→ DATASET CONTENT:
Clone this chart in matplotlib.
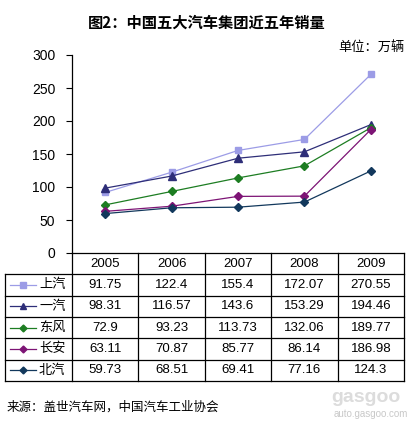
import matplotlib
matplotlib.use("Agg")
import matplotlib.pyplot as plt
from matplotlib import transforms
from matplotlib.lines import Line2D

plt.rcParams['font.family'] = ['Liberation Sans', 'Noto Sans CJK SC', 'DejaVu Sans']

# data (unit: 10k vehicles)
years = ["2005", "2006", "2007", "2008", "2009"]
groups = ["上汽", "一汽", "东风", "长安", "北汽"]
saic = [91.75, 122.4, 155.4, 172.07, 270.55]
faw = [98.31, 116.57, 143.6, 153.29, 194.46]
dongfeng = [72.9, 93.23, 113.73, 132.06, 189.77]
changan = [63.11, 70.87, 85.77, 86.14, 186.98]
baic = [59.73, 68.51, 69.41, 77.16, 124.3]
series = [saic, faw, dongfeng, changan, baic]

colors = ["#9c9ce6", "#2e2e78", "#1d7d22", "#7d1475", "#12385c"]
markers = ["s", "^", "D", "D", "D"]
msizes = [5, 6, 4, 4, 4]

W, H = 415, 422
fig = plt.figure(figsize=(W / 100, H / 100), dpi=100)

# plot area in pixels: x 72..404, y 55(300)..253(0)
left, right, top, bottom = 72, 404, 55, 253
ax = fig.add_axes([left / W, 1 - bottom / H, (right - left) / W, (bottom - top) / H])

xs = list(range(len(years)))
for vals, c, m, ms in zip(series, colors, markers, msizes):
    ax.plot(xs, vals, color=c, marker=m, markersize=ms, linewidth=0.9, clip_on=False)

ax.set_xlim(-0.5, len(years) - 0.5)
ax.set_ylim(0, 300)
ax.set_yticks([0, 50, 100, 150, 200, 250, 300])
ax.set_xticks([])
ax.tick_params(axis='y', direction='out', length=4, width=0.8, labelsize=10, pad=8)
for s in ["top", "right"]:
    ax.spines[s].set_visible(False)
ax.spines["left"].set_linewidth(0.9)
ax.spines["bottom"].set_linewidth(0.9)

# ---- data table under the plot ----
ax_h = bottom - top
ax_w = right - left
row_h = 21.3 / ax_h
n_rows = len(groups) + 1
tab_left = (5 - left) / ax_w
lw = 0.9
blend = transforms.blended_transform_factory(ax.transData, ax.transAxes)

def hline(x0, x1, y):
    ax.add_line(Line2D([x0, x1], [y, y], transform=ax.transAxes, color="black", lw=lw, clip_on=False))

def vline(x, y0, y1, tr=ax.transAxes):
    ax.add_line(Line2D([x, x], [y0, y1], transform=tr, color="black", lw=lw, clip_on=False))

# horizontal lines
for r in range(1, n_rows + 1):
    hline(tab_left, 1, -r * row_h)
# vertical lines
vline(tab_left, -row_h, -n_rows * row_h)
vline(0, 0, -n_rows * row_h)
for b in range(len(years)):
    vline(b + 0.5, 0, -n_rows * row_h, blend)

# header row
for i, y in enumerate(years):
    ax.text(i, -0.5 * row_h, y, transform=blend, ha="center", va="center", fontsize=9.5)

# body rows
for r, (name, vals, c, m) in enumerate(zip(groups, series, colors, markers)):
    yc = -(r + 1.5) * row_h
    x0 = (10 - left) / ax_w
    x1 = (36 - left) / ax_w
    xm = (23 - left) / ax_w
    ax.add_line(Line2D([x0, x1], [yc, yc], transform=ax.transAxes, color=c, lw=0.9, clip_on=False))
    ax.add_line(Line2D([xm], [yc], transform=ax.transAxes, color=c, marker=m,
                       markersize=4 if m != "D" else 3.5, clip_on=False))
    ax.text((39 - left) / ax_w, yc, name, transform=ax.transAxes, ha="left", va="center",
            fontsize=9.5, family=['Noto Sans CJK SC'])
    for i, v in enumerate(vals):
        ax.text(i, yc, f"{v:g}", transform=blend, ha="center", va="center", fontsize=9.5)

# titles and notes
fig.text(207 / W, 1 - 23 / H, "图2：中国五大汽车集团近五年销量", ha="center", va="center",
         fontsize=11, fontweight="bold", family=['Noto Sans CJK SC'])
fig.text(405 / W, 1 - 47 / H, "单位：万辆", ha="right", va="center", fontsize=9.5,
         family=['Noto Sans CJK SC'])
fig.text(7 / W, 1 - 407 / H, "来源：盖世汽车网，中国汽车工业协会", ha="left", va="center",
         fontsize=9, family=['Noto Sans CJK SC'])
fig.text(408 / W, 1 - 414 / H, "auto.gasgoo.com", ha="right", va="center", fontsize=7,
         color="#c8c8c8")
fig.text(400 / W, 1 - 398 / H, "gasgoo", ha="right", va="center", fontsize=14,
         color="#dcdcdc", fontweight="bold")

fig.savefig("out.png", dpi=100)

→ STATED GOAL: Reproduce only the lines from the beginning of the data through the line that contains "plt.rcParams['font.family'] = ['Liberation", both included, and please drop the pictures.

→ OUTPUT FOR THIS TASK:
Clone this chart in matplotlib.
import matplotlib
matplotlib.use("Agg")
import matplotlib.pyplot as plt
from matplotlib import transforms
from matplotlib.lines import Line2D

plt.rcParams['font.family'] = ['Liberation Sans', 'Noto Sans CJK SC', 'DejaVu Sans']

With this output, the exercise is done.